Similarly there are caves in the mountains that are unexplored in order to find out what was hidden inside. There are sites near the city of Usman Khattar that show signs of underneath settlements of the past. The stupa of Balartope is a marvel of the ancient times and with its fine roundness and smooth construction takes us back into the past.
That round pillar is erected on the western end of the “Sarhra mountain” .This is the same mountain, along which flows river Haro. The entire zone stretching for several miles is full of orange gardens.
Ever since the evocation in Taxila early 20th century and creation of the Museum the relic robbers and vandals have made several attempts to steal the artifacts particularly original Gandhara art statues from the museum. And they have succeeded in many instances. They sell these in the international markets on huge prices.

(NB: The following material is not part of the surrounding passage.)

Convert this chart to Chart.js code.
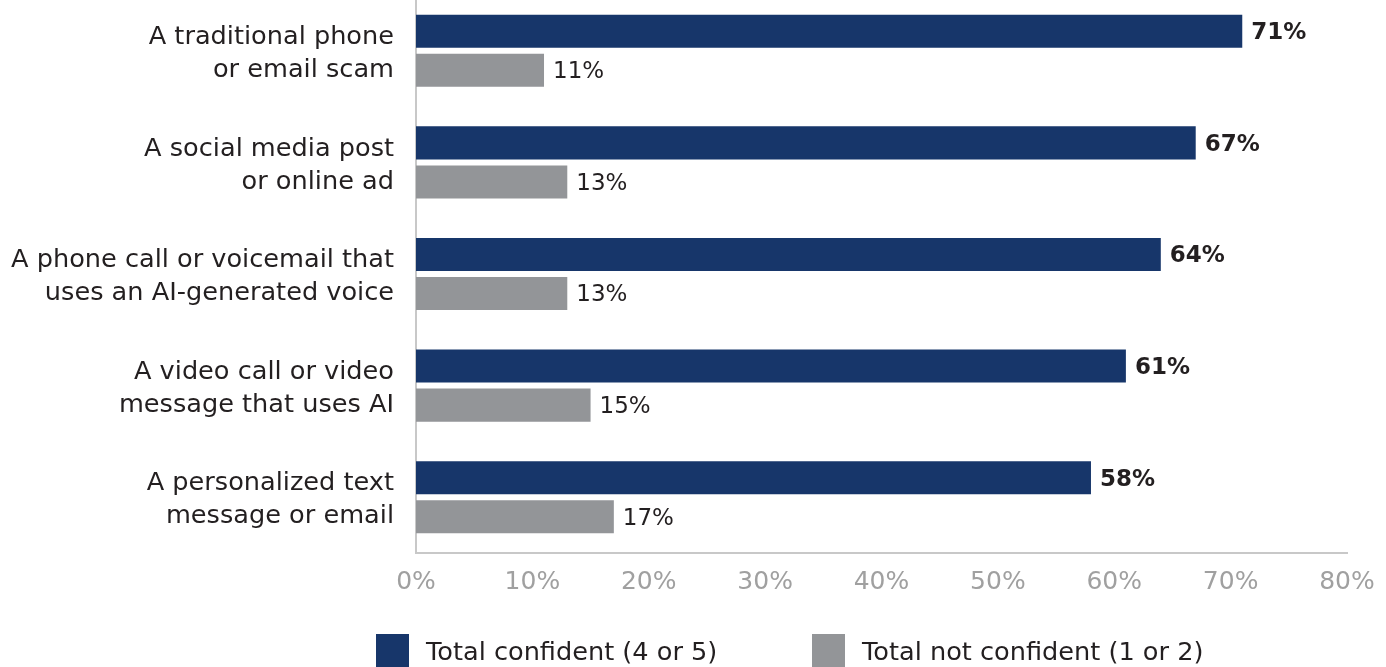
<!DOCTYPE html>
<html>
<head>
<meta charset="utf-8">
<script src="https://cdn.jsdelivr.net/npm/chart.js@4"></script>
<style>
    html, body { margin: 0; padding: 0; background: #fff; }
    #wrap { position: relative; width: 1386px; height: 667px; overflow: hidden; }
    #chartBox { position: absolute; left: 0; top: -5px; width: 1386px; height: 672px; }
    #legend {
        position: absolute; left: 376px; top: 634px;
        display: flex; align-items: center;
        font: 25.6px "DejaVu Sans", sans-serif; color: #231f20;
    }
    #legend .item { display: flex; align-items: center; }
    #legend .item:first-child { width: 436px; }
    #legend .box { width: 33px; height: 33px; margin-right: 17px; }
</style>
</head>
<body>
<div id="wrap">
    <div id="chartBox"><canvas id="scamChart"></canvas></div>
    <div id="legend"></div>
</div>
<script>
// ========== 数据 ==========
const categories = [
    ['A traditional phone', 'or email scam'],
    ['A social media post', 'or online ad'],
    ['A phone call or voicemail that', 'uses an AI-generated voice'],
    ['A video call or video', 'message that uses AI'],
    ['A personalized text', 'message or email']
];
const confidentValues = [71, 67, 64, 61, 58];
const notConfidentValues = [11, 13, 13, 15, 17];
const seriesNames = ['Total confident (4 or 5)', 'Total not confident (1 or 2)'];
const xTicks = [0, 10, 20, 30, 40, 50, 60, 70, 80];

const FONT = '"DejaVu Sans", sans-serif';
const BLUE = '#17366a';
const GRAY = '#939598';
const TEXT = '#231f20';

// 柱子末端数值标签
const valueLabels = {
    id: 'valueLabels',
    afterDatasetsDraw(chart) {
        const ctx = chart.ctx;
        ctx.save();
        ctx.textAlign = 'left';
        ctx.textBaseline = 'middle';
        ctx.fillStyle = TEXT;
        chart.data.datasets.forEach((ds, di) => {
            const meta = chart.getDatasetMeta(di);
            ctx.font = (di === 0 ? 'bold ' : '') + '23px ' + FONT;
            meta.data.forEach((bar, i) => {
                ctx.fillText(ds.data[i] + '%', bar.x + 9, bar.y + 2);
            });
        });
        ctx.restore();
    }
};

const ctx = document.getElementById('scamChart').getContext('2d');
const chart = new Chart(ctx, {
    type: 'bar',
    data: {
        labels: categories,
        datasets: [
            {
                label: seriesNames[0],
                data: confidentValues,
                backgroundColor: BLUE,
                categoryPercentage: 0.7,
                barPercentage: 0.846
            },
            {
                label: seriesNames[1],
                data: notConfidentValues,
                backgroundColor: GRAY,
                categoryPercentage: 0.7,
                barPercentage: 0.846
            }
        ]
    },
    options: {
        indexAxis: 'y',
        responsive: true,
        maintainAspectRatio: false,
        animation: false,
        layout: { padding: { top: 0, right: 39, left: 0, bottom: 64 } },
        scales: {
            x: {
                min: 0,
                max: 80,
                afterBuildTicks: (axis) => { axis.ticks = xTicks.map(v => ({ value: v })); },
                grid: { display: false },
                border: { display: true, color: '#c8c8c8', width: 2 },
                ticks: {
                    color: '#a0a0a0',
                    font: { family: FONT, size: 25 },
                    padding: 6,
                    callback: (v) => v + '%'
                },
                afterFit: (axis) => { axis.height = 50; }
            },
            y: {
                grid: { display: false },
                border: { display: true, color: '#c8c8c8', width: 2 },
                ticks: {
                    color: TEXT,
                    font: { family: FONT, size: 25.6, lineHeight: 1.29 },
                    padding: 14,
                    labelOffset: 3
                },
                afterFit: (axis) => {
                    axis.width = 416;
                    axis.paddingTop = 0;
                    axis.paddingBottom = 0;
                }
            }
        },
        plugins: {
            legend: { display: false },
            tooltip: { enabled: false }
        }
    },
    plugins: [valueLabels]
});

// ========== 图例 ==========
document.getElementById('legend').innerHTML = chart.data.datasets.map(ds => `
    <div class="item">
        <span class="box" style="background:${ds.backgroundColor}"></span>
        <span>${ds.label}</span>
    </div>
`).join('');
</script>
</body>
</html>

While the museum is well guarded, the ruin sites and temple especially the Buddhist University is unprotected .The guard stay for day time. They can also be prevailed upon by money or force to cooperate with the antique robbers and that has been happening uninhibited.
From time to time, they are caught and even some of the precious treasures are recovered by them. But they do not relent in their profitable business. It is said that as a result of collusion between the staff and the antique dealers, quite a few things in the museum have been replaced with fake artifacts. This is an alarming situation and needs to be checked once and for all.
The local residents living in nearby villages sell both fake and real statues and other artifacts to the tourists. They roam about the archaeological sites and show both the original and replicas to the visitors and charge money accordingly.
As for further excavation and extension of museum, while it would not be financially possible for Pakistan to spend a sizable amount of money on these projects, the UNESCO may move forward to allocate funds for such interesting missions that can connect the antiquity with the present and find out how our ancestors differed from us.